El texto completo puede encontrarse aquí.
[5] Ratzinger, J., Milestones: Memoirs
1927-1977 (trad. de Erasmo Leiva-Merikakis, San Francisco, Ignatius Press,
1998), pp. 19-20.
[6] Chiron advierte que hay algunas publicaciones y papeles privados
guardados todavía celosamente por los albaceas literarios de Bugnini. Subsiste
la duda si tales textos verán la luz algún día.

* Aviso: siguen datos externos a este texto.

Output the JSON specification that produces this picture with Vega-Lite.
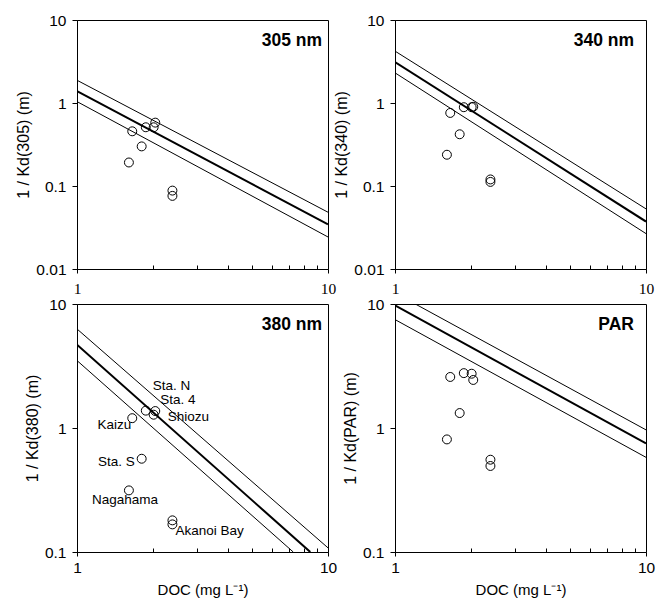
{
  "$schema": "https://vega.github.io/schema/vega-lite/v6.json",
  "autosize": {"type": "pad"},
  "padding": {"left": 15, "top": 12, "right": 0, "bottom": 0},
  "background": "white",
  "bounds": "flush",
  "columns": 2,
  "spacing": {"row": 35, "column": 67},
  "resolve": {"scale": {"x": "independent", "y": "independent"}},
  "config": {
    "font": "Liberation Sans",
    "view": {"stroke": "black", "strokeWidth": 1},
    "axis": {
      "grid": false,
      "domainColor": "black",
      "domainWidth": 1,
      "tickColor": "black",
      "tickWidth": 1,
      "labelColor": "black",
      "titleColor": "black",
      "labelFont": "Liberation Sans",
      "titleFont": "Liberation Sans",
      "labelFontSize": 15.5,
      "titleFontSize": 16,
      "titleFontWeight": "normal",
      "labelOverlap": false,
      "labelFlush": false
    },
    "title": {"font": "Liberation Sans", "fontSize": 17.5, "fontWeight": "bold", "color": "black"}
  },
  "datasets": {
    "points": [
      {"panel": "305 nm", "station": "Nagahama", "doc": 1.61, "inv_kd": 0.192},
      {"panel": "305 nm", "station": "Kaizu", "doc": 1.66, "inv_kd": 0.456},
      {"panel": "305 nm", "station": "Sta. S", "doc": 1.81, "inv_kd": 0.30},
      {"panel": "305 nm", "station": "Sta. N", "doc": 1.88, "inv_kd": 0.51},
      {"panel": "305 nm", "station": "Shiozu", "doc": 2.02, "inv_kd": 0.51},
      {"panel": "305 nm", "station": "Sta. 4", "doc": 2.05, "inv_kd": 0.58},
      {"panel": "305 nm", "station": "Akanoi Bay", "doc": 2.40, "inv_kd": 0.088},
      {"panel": "305 nm", "station": "Akanoi Bay", "doc": 2.40, "inv_kd": 0.076},
      {"panel": "340 nm", "station": "Nagahama", "doc": 1.61, "inv_kd": 0.238},
      {"panel": "340 nm", "station": "Kaizu", "doc": 1.66, "inv_kd": 0.759},
      {"panel": "340 nm", "station": "Sta. S", "doc": 1.81, "inv_kd": 0.42},
      {"panel": "340 nm", "station": "Sta. N", "doc": 1.88, "inv_kd": 0.89},
      {"panel": "340 nm", "station": "Shiozu", "doc": 2.02, "inv_kd": 0.89},
      {"panel": "340 nm", "station": "Sta. 4", "doc": 2.05, "inv_kd": 0.90},
      {"panel": "340 nm", "station": "Akanoi Bay", "doc": 2.40, "inv_kd": 0.120},
      {"panel": "340 nm", "station": "Akanoi Bay", "doc": 2.40, "inv_kd": 0.112},
      {"panel": "380 nm", "station": "Nagahama", "doc": 1.61, "inv_kd": 0.314},
      {"panel": "380 nm", "station": "Kaizu", "doc": 1.66, "inv_kd": 1.20},
      {"panel": "380 nm", "station": "Sta. S", "doc": 1.81, "inv_kd": 0.565},
      {"panel": "380 nm", "station": "Sta. N", "doc": 1.88, "inv_kd": 1.38},
      {"panel": "380 nm", "station": "Shiozu", "doc": 2.02, "inv_kd": 1.28},
      {"panel": "380 nm", "station": "Sta. 4", "doc": 2.05, "inv_kd": 1.37},
      {"panel": "380 nm", "station": "Akanoi Bay", "doc": 2.40, "inv_kd": 0.18},
      {"panel": "380 nm", "station": "Akanoi Bay", "doc": 2.40, "inv_kd": 0.167},
      {"panel": "PAR", "station": "Nagahama", "doc": 1.61, "inv_kd": 0.809},
      {"panel": "PAR", "station": "Kaizu", "doc": 1.66, "inv_kd": 2.58},
      {"panel": "PAR", "station": "Sta. S", "doc": 1.81, "inv_kd": 1.32},
      {"panel": "PAR", "station": "Sta. N", "doc": 1.88, "inv_kd": 2.77},
      {"panel": "PAR", "station": "Shiozu", "doc": 2.02, "inv_kd": 2.74},
      {"panel": "PAR", "station": "Sta. 4", "doc": 2.05, "inv_kd": 2.44},
      {"panel": "PAR", "station": "Akanoi Bay", "doc": 2.40, "inv_kd": 0.555},
      {"panel": "PAR", "station": "Akanoi Bay", "doc": 2.40, "inv_kd": 0.494}
    ],
    "fits": [
      {"panel": "305 nm", "line": "fit", "doc": 1, "inv_kd": 1.39},
      {"panel": "305 nm", "line": "fit", "doc": 10, "inv_kd": 0.0346},
      {"panel": "305 nm", "line": "upper", "doc": 1, "inv_kd": 1.88},
      {"panel": "305 nm", "line": "upper", "doc": 10, "inv_kd": 0.0483},
      {"panel": "305 nm", "line": "lower", "doc": 1, "inv_kd": 1.04},
      {"panel": "305 nm", "line": "lower", "doc": 10, "inv_kd": 0.0243},
      {"panel": "340 nm", "line": "fit", "doc": 1, "inv_kd": 3.11},
      {"panel": "340 nm", "line": "fit", "doc": 10, "inv_kd": 0.0373},
      {"panel": "340 nm", "line": "upper", "doc": 1, "inv_kd": 4.22},
      {"panel": "340 nm", "line": "upper", "doc": 10, "inv_kd": 0.053},
      {"panel": "340 nm", "line": "lower", "doc": 1, "inv_kd": 2.31},
      {"panel": "340 nm", "line": "lower", "doc": 10, "inv_kd": 0.0267},
      {"panel": "380 nm", "line": "fit", "doc": 1, "inv_kd": 4.70},
      {"panel": "380 nm", "line": "fit", "doc": 8.5, "inv_kd": 0.1},
      {"panel": "380 nm", "line": "upper", "doc": 1, "inv_kd": 6.29},
      {"panel": "380 nm", "line": "upper", "doc": 10, "inv_kd": 0.108},
      {"panel": "380 nm", "line": "lower", "doc": 1, "inv_kd": 3.50},
      {"panel": "380 nm", "line": "lower", "doc": 7.27, "inv_kd": 0.1},
      {"panel": "PAR", "line": "fit", "doc": 1, "inv_kd": 9.76},
      {"panel": "PAR", "line": "fit", "doc": 10, "inv_kd": 0.75},
      {"panel": "PAR", "line": "upper", "doc": 1.205, "inv_kd": 10},
      {"panel": "PAR", "line": "upper", "doc": 10, "inv_kd": 0.966},
      {"panel": "PAR", "line": "lower", "doc": 1, "inv_kd": 7.49},
      {"panel": "PAR", "line": "lower", "doc": 10, "inv_kd": 0.58}
    ]
  },
  "concat": [
    {
      "width": 251,
      "height": 249,
      "title": {"text": "305 nm", "orient": "top", "anchor": "end", "frame": "group", "offset": -50, "baseline": "alphabetic", "dx": -6},
      "encoding": {
        "x": {"field": "doc", "type": "quantitative", "scale": {"type": "log", "domain": [1, 10]},
          "axis": {"values": [1, 2, 3, 4, 5, 6, 7, 8, 9, 10], "format": "~g",
            "labelExpr": "datum.value == 1 || datum.value == 10 ? datum.label : ''",
            "tickSize": {"condition": {"test": "datum.value == 1 || datum.value == 10", "value": 4}, "value": -4},
            "labelFont": "Liberation Serif", "labelFontSize": 15.5, "labelPadding": 8, "title": null}},
        "y": {"field": "inv_kd", "type": "quantitative", "scale": {"type": "log", "domain": [0.01, 10]},
          "axis": {"values": [0.01, 0.1, 1, 10], "format": "~g", "tickSize": 5, "labelPadding": 6, "titlePadding": 4, "title": "1 / Kd(305)  (m)"}}
      },
      "layer": [
        {"data": {"name": "fits"}, "transform": [{"filter": "datum.panel == '305 nm' && datum.line != 'fit'"}],
          "mark": {"type": "line", "clip": true, "color": "black", "strokeWidth": 1}, "encoding": {"detail": {"field": "line"}}},
        {"data": {"name": "fits"}, "transform": [{"filter": "datum.panel == '305 nm' && datum.line == 'fit'"}],
          "mark": {"type": "line", "clip": true, "color": "black", "strokeWidth": 2}, "encoding": {}},
        {"data": {"name": "points"}, "transform": [{"filter": "datum.panel == '305 nm'"}],
          "mark": {"type": "point", "shape": "circle", "filled": false, "size": 80, "color": "black", "strokeWidth": 1, "opacity": 1}, "encoding": {}}
      ]
    },
    {
      "width": 251,
      "height": 249,
      "title": {"text": "340 nm", "orient": "top", "anchor": "end", "frame": "group", "offset": -50, "baseline": "alphabetic", "dx": -12},
      "encoding": {
        "x": {"field": "doc", "type": "quantitative", "scale": {"type": "log", "domain": [1, 10]},
          "axis": {"values": [1, 2, 3, 4, 5, 6, 7, 8, 9, 10], "format": "~g",
            "labelExpr": "datum.value == 1 || datum.value == 10 ? datum.label : ''",
            "tickSize": {"condition": {"test": "datum.value == 1 || datum.value == 10", "value": 4}, "value": -4},
            "labelFont": "Liberation Serif", "labelFontSize": 15.5, "labelPadding": 8, "title": null}},
        "y": {"field": "inv_kd", "type": "quantitative", "scale": {"type": "log", "domain": [0.01, 10]},
          "axis": {"values": [0.01, 0.1, 1, 10], "format": "~g", "tickSize": 5, "labelPadding": 6, "titlePadding": 4, "title": "1 / Kd(340)  (m)"}}
      },
      "layer": [
        {"data": {"name": "fits"}, "transform": [{"filter": "datum.panel == '340 nm' && datum.line != 'fit'"}],
          "mark": {"type": "line", "clip": true, "color": "black", "strokeWidth": 1}, "encoding": {"detail": {"field": "line"}}},
        {"data": {"name": "fits"}, "transform": [{"filter": "datum.panel == '340 nm' && datum.line == 'fit'"}],
          "mark": {"type": "line", "clip": true, "color": "black", "strokeWidth": 2}, "encoding": {}},
        {"data": {"name": "points"}, "transform": [{"filter": "datum.panel == '340 nm'"}],
          "mark": {"type": "point", "shape": "circle", "filled": false, "size": 80, "color": "black", "strokeWidth": 1, "opacity": 1}, "encoding": {}}
      ]
    },
    {
      "width": 251,
      "height": 248,
      "title": {"text": "380 nm", "orient": "top", "anchor": "end", "frame": "group", "offset": -50, "baseline": "alphabetic", "dx": -6},
      "encoding": {
        "x": {"field": "doc", "type": "quantitative", "scale": {"type": "log", "domain": [1, 10]},
          "axis": {"values": [1, 2, 3, 4, 5, 6, 7, 8, 9, 10], "format": "~g",
            "labelExpr": "datum.value == 1 || datum.value == 10 ? datum.label : ''",
            "tickSize": {"condition": {"test": "datum.value == 1 || datum.value == 10", "value": 4}, "value": -4},
            "labelFontSize": 15.5, "labelPadding": 4, "titlePadding": 7, "titleFontSize": 15, "title": "DOC (mg L⁻¹)"}},
        "y": {"field": "inv_kd", "type": "quantitative", "scale": {"type": "log", "domain": [0.1, 10]},
          "axis": {"values": [0.1, 1, 10], "format": "~g", "tickSize": 5, "labelPadding": 6, "titlePadding": 4, "title": "1 / Kd(380)  (m)"}}
      },
      "layer": [
        {"data": {"name": "fits"}, "transform": [{"filter": "datum.panel == '380 nm' && datum.line != 'fit'"}],
          "mark": {"type": "line", "clip": true, "color": "black", "strokeWidth": 1}, "encoding": {"detail": {"field": "line"}}},
        {"data": {"name": "fits"}, "transform": [{"filter": "datum.panel == '380 nm' && datum.line == 'fit'"}],
          "mark": {"type": "line", "clip": true, "color": "black", "strokeWidth": 2}, "encoding": {}},
        {"data": {"name": "points"}, "transform": [{"filter": "datum.panel == '380 nm'"}],
          "mark": {"type": "point", "shape": "circle", "filled": false, "size": 80, "color": "black", "strokeWidth": 1, "opacity": 1}, "encoding": {}},
        {"data": {"name": "points"}, "transform": [{"filter": "datum.panel == '380 nm' && datum.station == 'Sta. N'"}],
          "mark": {"type": "text", "align": "left", "baseline": "alphabetic", "dx": 7, "dy": -21, "fontSize": 13.5, "color": "black"}, "encoding": {"text": {"field": "station"}}},
        {"data": {"name": "points"}, "transform": [{"filter": "datum.panel == '380 nm' && datum.station == 'Sta. 4'"}],
          "mark": {"type": "text", "align": "left", "baseline": "alphabetic", "dx": 5, "dy": -7, "fontSize": 13.5, "color": "black"}, "encoding": {"text": {"field": "station"}}},
        {"data": {"name": "points"}, "transform": [{"filter": "datum.panel == '380 nm' && datum.station == 'Shiozu'"}],
          "mark": {"type": "text", "align": "left", "baseline": "alphabetic", "dx": 14, "dy": 6, "fontSize": 13.5, "color": "black"}, "encoding": {"text": {"field": "station"}}},
        {"data": {"name": "points"}, "transform": [{"filter": "datum.panel == '380 nm' && datum.station == 'Kaizu'"}],
          "mark": {"type": "text", "align": "right", "baseline": "alphabetic", "dx": -1, "dy": 11, "fontSize": 13.5, "color": "black"}, "encoding": {"text": {"field": "station"}}},
        {"data": {"name": "points"}, "transform": [{"filter": "datum.panel == '380 nm' && datum.station == 'Sta. S'"}],
          "mark": {"type": "text", "align": "right", "baseline": "alphabetic", "dx": -7, "dy": 7, "fontSize": 13.5, "color": "black"}, "encoding": {"text": {"field": "station"}}},
        {"data": {"name": "points"}, "transform": [{"filter": "datum.panel == '380 nm' && datum.station == 'Nagahama'"}],
          "mark": {"type": "text", "align": "center", "baseline": "alphabetic", "dx": -4, "dy": 14, "fontSize": 13.5, "color": "black"}, "encoding": {"text": {"field": "station"}}},
        {"data": {"name": "points"}, "transform": [{"filter": "datum.panel == '380 nm' && datum.station == 'Akanoi Bay' && datum.inv_kd < 0.17"}],
          "mark": {"type": "text", "align": "left", "baseline": "alphabetic", "dx": 3, "dy": 11, "fontSize": 13.5, "color": "black"}, "encoding": {"text": {"field": "station"}}}
      ]
    },
    {
      "width": 251,
      "height": 248,
      "title": {"text": "PAR", "orient": "top", "anchor": "end", "frame": "group", "offset": -50, "baseline": "alphabetic", "dx": -12},
      "encoding": {
        "x": {"field": "doc", "type": "quantitative", "scale": {"type": "log", "domain": [1, 10]},
          "axis": {"values": [1, 2, 3, 4, 5, 6, 7, 8, 9, 10], "format": "~g",
            "labelExpr": "datum.value == 1 || datum.value == 10 ? datum.label : ''",
            "tickSize": {"condition": {"test": "datum.value == 1 || datum.value == 10", "value": 4}, "value": -4},
            "labelFontSize": 15.5, "labelPadding": 4, "titlePadding": 7, "titleFontSize": 15, "title": "DOC (mg L⁻¹)"}},
        "y": {"field": "inv_kd", "type": "quantitative", "scale": {"type": "log", "domain": [0.1, 10]},
          "axis": {"values": [0.1, 1, 10], "format": "~g", "tickSize": 5, "labelPadding": 6, "titlePadding": 4, "title": "1 / Kd(PAR)  (m)"}}
      },
      "layer": [
        {"data": {"name": "fits"}, "transform": [{"filter": "datum.panel == 'PAR' && datum.line != 'fit'"}],
          "mark": {"type": "line", "clip": true, "color": "black", "strokeWidth": 1}, "encoding": {"detail": {"field": "line"}}},
        {"data": {"name": "fits"}, "transform": [{"filter": "datum.panel == 'PAR' && datum.line == 'fit'"}],
          "mark": {"type": "line", "clip": true, "color": "black", "strokeWidth": 2}, "encoding": {}},
        {"data": {"name": "points"}, "transform": [{"filter": "datum.panel == 'PAR'"}],
          "mark": {"type": "point", "shape": "circle", "filled": false, "size": 80, "color": "black", "strokeWidth": 1, "opacity": 1}, "encoding": {}}
      ]
    }
  ]
}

[7] Arendt dice lo siguiente de Eichmann: “A pesar de los esfuerzos
de la fiscalía, todo el mundo pudo ver que este hombre no era un 'monstruo';
pero fue difícil no sospechar que era un payaso. Y puesto que esta sospecha
hubiera resultado fatal para el proceso [de su juicio], y como era al mismo
tiempo complicado sostenerla a la luz de los sufrimientos que él y los de su
tipo habían causado a millones de personas, sus peores bufonadas casi no se
advirtieron y no fueron jamás informadas” (Arendt, H., Eichmann
in Jerusalem: A Report on the Banality of Evil [Nueva York, Penguin Classics,
2006], p. 54).
[8] Amorose, M., City under
Siege: Sonnets and Other Verse (Kettering, OH, Angelico Press, 2017), p. 34.
Este pequeño libro de encantadores e ingeniosos poemas merece ser más conocido.